First of all, thanks to Rob and Cathi for the feedback! I tried to leave you a friendly comment but apparently me and Blogger.com are fighting, so instead you get a shoutout! Way better, right?
To answer both of you on the subject of Liana, she is indeed very protective of herself, especially at this point in the story. She is the crown princess, and has been raised to be very conscious of herself and her position. My goal is to write her as a person who, while she is very devoted to her duty, will only really go out of her way on a personal level for Liander. And what you don't know here is that she's actually quite young, so she still has much of the self-interest of youth, and the self-doubt. Being pregnant in this scene probably doesn't help her ability to engage in the sort of mental stillness and flirtation with death that to me make a good warrior. All of this would be way more apparent with some context, so I apologize for just kind of throwing you under the bus there.
In any case, moving on. The subject of my post is one near and dear to my heart. That is, of course, finding time to write for relatively extended periods of time (instead of just jotting down a few sentences in between other activities, which all too often happens to me and leads to longer rewrites). I'm sure the lovely people at the Office of Letters and Light thought they were positively clever to pick November as the month for the national writing of novels, for many reasons not least of which is the natural alliteration inherent, not to mention the sudden deepening of cold in the temperate climbs of our own northern hemisphere. However, as was so correctly pointed out to me at the beginning of my attempt at this illustrious and unctuous activity, November is an unnaturally short month for writers who aren't residents of a small hut on the edge of the Arctic Circle or somewhere else equally reclusive. Why, you may ask? Because the end of November is the start of the holidays.
For me, holidays mean going home, spending a whole lot of time sleeping, talking, and eating food, only to realize suddenly that I haven't done anything I said I was going to get done that week, including writing that chapter I was hoping to finish, or submitting that short story. Much less completing the last leg of a 50,000 unit lexicological demonstration of skill. (For entertainment this morning I am reading a thesaurus. Pardon me if I stretch the usage of some words, I like to experiment.) Ultimately, you're left having gained about twenty pounds and having written about five words, which you will probably scrap as products of food-induced dilusions. But I digress.
The worst part about holidays is that once you have hit November, you're often, whether you like it or not, on a rollercoaster ride straight through to New Year's. So how do you find time to write between all of the magical activities that surely crop up? It's a sticky situation, and I think all of us run into it at some point or another. There is a divide, after all, between who we would like to be and who we are currently that can often only be bridged by sleeplessness. But I say to you, fellow writers, that there is a silver lining in all of this madness! At least, there is one for me.

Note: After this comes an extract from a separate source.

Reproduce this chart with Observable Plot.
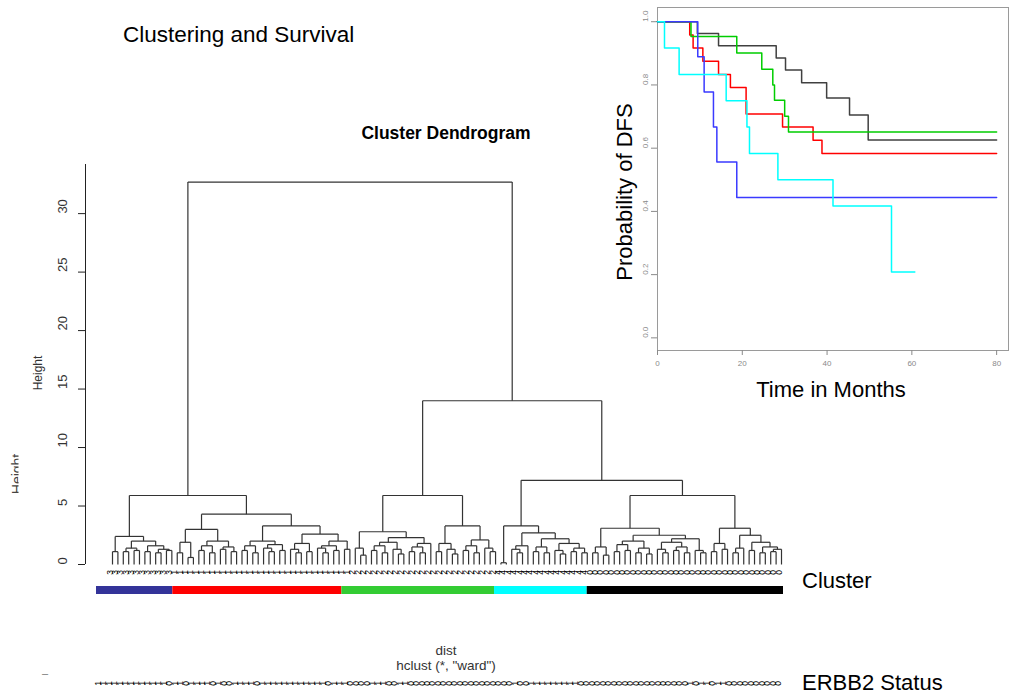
<!DOCTYPE html>
<html>
<head>
<meta charset="utf-8">
<script src="https://cdn.jsdelivr.net/npm/d3@7"></script>
<script src="https://cdn.jsdelivr.net/npm/@observablehq/plot@0.6"></script>
<style>
  body { margin: 0; background: #fff; font-family: "Liberation Sans", Arial, sans-serif; }
  #page { position: relative; width: 1010px; height: 697px; overflow: hidden; background: #fff; }
  #page > div { position: absolute; }
</style>
</head>
<body>
<div id="page"></div>
<script>
// ---------- Dendrogram data ----------
// Clusters in leaf order, their sizes and colours
const clusterIds = [3, 1, 2, 4, 0];
const clusterSizes = [12, 33, 27, 17, 36];
const clusterColors = ["#333399", "#ff0000", "#33cc33", "#00ffff", "#000000"];
// Widths of the cluster colour strip (in samples)
const barCounts = [14, 31, 28, 17, 36];
// Merge height between each pair of neighbouring leaves (ordered dendrogram)
const gapHeights = [
  // cluster 3
  1.1, 2.4, 1.1, 1.4, 1.2, 2.0, 1.1, 1.6, 1.0, 1.3, 1.2,
  5.9,
  // cluster 1
  1.0, 1.9, 0.6, 3.0, 1.2, 1.6, 1.0, 2.0, 1.3, 1.5, 1.1, 4.3, 1.2, 1.6, 1.0, 2.0,
  1.4, 1.1, 1.7, 1.2, 3.3, 1.3, 1.0, 1.8, 1.1, 2.6, 1.4, 1.0, 1.6, 1.2, 2.0, 1.3,
  32.7,
  // cluster 2
  1.4, 0.8, 2.8, 1.2, 1.6, 1.0, 1.9, 1.3, 0.9, 2.3, 1.1, 1.5, 1.0, 1.8, 5.9,
  1.1, 1.8, 1.3, 0.9, 3.3, 1.2, 1.6, 1.0, 2.1, 1.4, 1.1,
  14.0,
  // cluster 4
  0.15, 3.3, 1.3, 1.0, 1.6, 2.7, 1.1, 1.5, 1.0, 2.2, 1.2, 0.9, 1.8, 1.1, 1.4, 1.0,
  7.2,
  // cluster 0
  1.0, 1.5, 0.8, 3.1, 1.1, 1.7, 1.2, 2.0, 1.0, 1.4, 0.9, 2.5, 1.3, 1.0, 1.9, 1.2,
  1.5, 1.0, 2.2, 1.2, 1.0, 5.9, 1.1, 1.8, 1.3, 3.1, 1.0, 1.4, 2.5, 1.2, 1.9, 1.0,
  1.5, 1.1, 1.3
];
const heightTicks = [0, 5, 10, 15, 20, 25, 30];
// ERBB2 status per sample (1 / 0)
const erbb2Status =
  "1111111111111" + "0" + "11" + "0" + "1111" + "0" + "1" + "00" + "1111" + "0" +
  "111111111111" + "0" + "111" + "0000" + "111" + "00" + "11" +
  "0000000000000000000" + "1" + "00" + "111111111" +
  "00000000000000000000" + "1" + "0" + "11" + "0" + "11" + "0000000000";

// ---------- Survival (DFS) data, one step curve per cluster ----------
const time0 = [0, 9.4, 14.4, 28.0, 30.2, 34.0, 39.9, 45.3, 49.7, 80];
const surv0 = [1, 0.963, 0.924, 0.885, 0.847, 0.807, 0.759, 0.705, 0.626, 0.626];
const time1 = [0, 7.6, 8.4, 10.7, 14.4, 17.2, 20.9, 29.5, 36.7, 38.8, 80];
const surv1 = [1, 0.958, 0.917, 0.875, 0.833, 0.792, 0.708, 0.667, 0.625, 0.583, 0.583];
const time2 = [0, 7.9, 18.7, 24.6, 27.2, 27.6, 30.0, 30.9, 80];
const surv2 = [1, 0.953, 0.901, 0.850, 0.800, 0.752, 0.701, 0.651, 0.651];
const time3 = [0, 9.5, 11.0, 13.2, 14.0, 18.7, 80];
const surv3 = [1, 0.889, 0.778, 0.667, 0.556, 0.444, 0.444];
const time4 = [0, 1.65, 5.1, 16.2, 21.1, 21.7, 28.4, 41.4, 55.2, 60.7];
const surv4 = [1, 0.917, 0.833, 0.750, 0.667, 0.583, 0.500, 0.417, 0.208, 0.208];
const kmColors = ["#404040", "#ff0000", "#00cd00", "#3a3aff", "#00ffff"];
const kmXTicks = [0, 20, 40, 60, 80];
const kmYTicks = [0, 0.2, 0.4, 0.6, 0.8, 1.0];

const FONT = "Liberation Sans, Arial, sans-serif";
const page = document.getElementById("page");
function place(node, left, top) {
  const d = document.createElement("div");
  d.style.left = left + "px";
  d.style.top = top + "px";
  d.appendChild(node);
  page.appendChild(d);
}

// ---------- Build dendrogram segments from neighbour merge heights ----------
const nLeaves = gapHeights.length + 1;
const segments = [];
function build(lo, hi) {
  if (lo === hi) return {x: lo, h: 0};
  let k = lo;
  for (let i = lo; i < hi; i++) if (gapHeights[i] > gapHeights[k]) k = i;
  const a = build(lo, k), b = build(k + 1, hi), h = gapHeights[k];
  segments.push({x1: a.x, y1: a.h, x2: a.x, y2: h});
  segments.push({x1: b.x, y1: b.h, x2: b.x, y2: h});
  segments.push({x1: a.x, y1: h, x2: b.x, y2: h});
  return {x: (a.x + b.x) / 2, h};
}
build(0, nLeaves - 1);
const leafLabels = clusterIds.flatMap((id, j) => Array(clusterSizes[j]).fill(String(id)));
const leaves = leafLabels.map((label, i) => ({i, label}));

const dendroX = [-5.005, nLeaves - 1];
const dendroY = [0, 34.2];

const dendro = Plot.plot({
  width: 800, height: 440,
  marginLeft: 85, marginRight: 19, marginTop: 14, marginBottom: 26,
  x: {domain: dendroX, axis: null},
  y: {domain: dendroY},
  style: {fontFamily: FONT, color: "#222", background: "transparent", overflow: "visible"},
  marks: [
    Plot.ruleX([dendroX[0]], {y1: dendroY[0], y2: dendroY[1], stroke: "#222"}),
    Plot.axisY({ticks: heightTicks, tickSize: 7, tickFormat: () => "", label: null, stroke: "#222"}),
    Plot.text(heightTicks, {y: d => d, text: d => String(d), frameAnchor: "left", dx: -23, rotate: -90, fontSize: 13, fill: "#333"}),
    Plot.link(segments, {x1: "x1", y1: "y1", x2: "x2", y2: "y2", stroke: "#333", strokeWidth: 1.2}),
    Plot.text(leaves, {x: "i", text: "label", frameAnchor: "bottom", dy: 8, rotate: -90, fontSize: 8.5, fill: "#000"})
  ]
});
place(dendro, 0, 150);

// ---------- Cluster colour strip ----------
let acc = 0;
const barData = barCounts.map((n, j) => {
  const seg = {x1: acc, x2: acc + n, color: clusterColors[j]};
  acc += n;
  return seg;
});
const strip = Plot.plot({
  width: 800, height: 8,
  marginLeft: 96, marginRight: 17, marginTop: 0, marginBottom: 0,
  x: {domain: [0, acc], axis: null},
  color: {type: "identity"},
  style: {background: "transparent"},
  marks: [Plot.rectX(barData, {x1: "x1", x2: "x2", fill: "color"})]
});
place(strip, 0, 586);

// ---------- ERBB2 status row ----------
const erbbData = erbb2Status.split("").map((v, i) => ({i, v}));
const erbb = Plot.plot({
  width: 800, height: 14,
  marginLeft: 97.5, marginRight: 22, marginTop: 0, marginBottom: 0,
  x: {domain: [0, erbbData.length - 1], axis: null},
  style: {fontFamily: FONT, background: "transparent", overflow: "visible"},
  marks: [Plot.text(erbbData, {x: "i", text: "v", frameAnchor: "middle", rotate: -90, fontSize: 8.5, fill: "#000"})]
});
place(erbb, 0, 676);

// ---------- Kaplan-Meier panel ----------
const kmTimes = [time0, time1, time2, time3, time4];
const kmSurvs = [surv0, surv1, surv2, surv3, surv4];
const kmData = kmTimes.flatMap((ts, g) => ts.map((t, k) => ({t, s: kmSurvs[g][k], g, color: kmColors[g]})));
const km = Plot.plot({
  width: 410, height: 400,
  marginLeft: 57, marginRight: 2, marginTop: 7, marginBottom: 50,
  x: {domain: [0, 82.8]},
  y: {domain: [-0.04, 1.045]},
  color: {type: "identity"},
  style: {fontFamily: FONT, color: "#8a8a8a", background: "transparent", overflow: "visible"},
  marks: [
    Plot.frame({stroke: "#9a9a9a"}),
    Plot.axisX({ticks: kmXTicks, tickSize: 5, tickPadding: 5, fontSize: 8, label: null}),
    Plot.axisY({ticks: kmYTicks, tickSize: 6, tickFormat: () => "", label: null}),
    Plot.text(kmYTicks, {y: d => d, text: d => d.toFixed(1), frameAnchor: "left", dx: -12, rotate: -90, fontSize: 8, fill: "#8a8a8a"}),
    Plot.line(kmData, {x: "t", y: "s", z: "g", stroke: "color", curve: "step-after", strokeWidth: 1.5})
  ]
});
place(km, 600, 0);

// ---------- Titles and labels ----------
const svg = d3.create("svg")
  .attr("width", 1010).attr("height", 697)
  .style("position", "absolute").style("left", "0px").style("top", "0px")
  .style("pointer-events", "none")
  .attr("font-family", FONT);

svg.append("text").attr("x", 123).attr("y", 42).attr("font-size", 22.5).attr("fill", "#000")
  .text("Clustering and Survival");
svg.append("text").attr("x", 446).attr("y", 139).attr("font-size", 17.5).attr("font-weight", "bold")
  .attr("text-anchor", "middle").attr("fill", "#000").text("Cluster Dendrogram");
svg.append("text").attr("transform", "translate(42,373) rotate(-90)").attr("font-size", 12)
  .attr("text-anchor", "middle").attr("fill", "#333").text("Height");

// partially hidden axis title at the far left edge
svg.append("clipPath").attr("id", "edgeclip")
  .append("rect").attr("x", 0).attr("y", 420).attr("width", 18.5).attr("height", 110);
svg.append("g").attr("clip-path", "url(#edgeclip)")
  .append("text").attr("transform", "translate(22,474) rotate(-90)").attr("font-size", 14)
  .attr("text-anchor", "middle").attr("fill", "#444").text("Height");

svg.append("text").attr("x", 42).attr("y", 677).attr("font-size", 11).attr("fill", "#777").text("–");
svg.append("text").attr("x", 446).attr("y", 655).attr("font-size", 13.5)
  .attr("text-anchor", "middle").attr("fill", "#333").text("dist");
svg.append("text").attr("x", 446).attr("y", 670).attr("font-size", 13.5)
  .attr("text-anchor", "middle").attr("fill", "#333").text('hclust (*, "ward")');
svg.append("text").attr("x", 802).attr("y", 588).attr("font-size", 22).attr("fill", "#000").text("Cluster");
svg.append("text").attr("x", 802).attr("y", 690).attr("font-size", 22).attr("fill", "#000").text("ERBB2 Status");
svg.append("text").attr("transform", "translate(632,192) rotate(-90)").attr("font-size", 22)
  .attr("text-anchor", "middle").attr("fill", "#000").text("Probability of DFS");
svg.append("text").attr("x", 831).attr("y", 397).attr("font-size", 22)
  .attr("text-anchor", "middle").attr("fill", "#000").text("Time in Months");

page.appendChild(svg.node());
</script>
</body>
</html>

I find that my greatest inspiration for projects often comes when I am encountering something new. There is a fine line to walk, of course, but after being exposed to new ideas, scenery, and people, I often find myself better able to communicate the reality of my story in a more visceral way. It is not necessarily that I didn't know where the story was going before, but that I had lost touch with reality. After all, a good story only truly exists when you have brought it far enough into reality to be felt by the reader (though you must make sure not to bring it too far.) In essence, living life fully brings you closer to your art.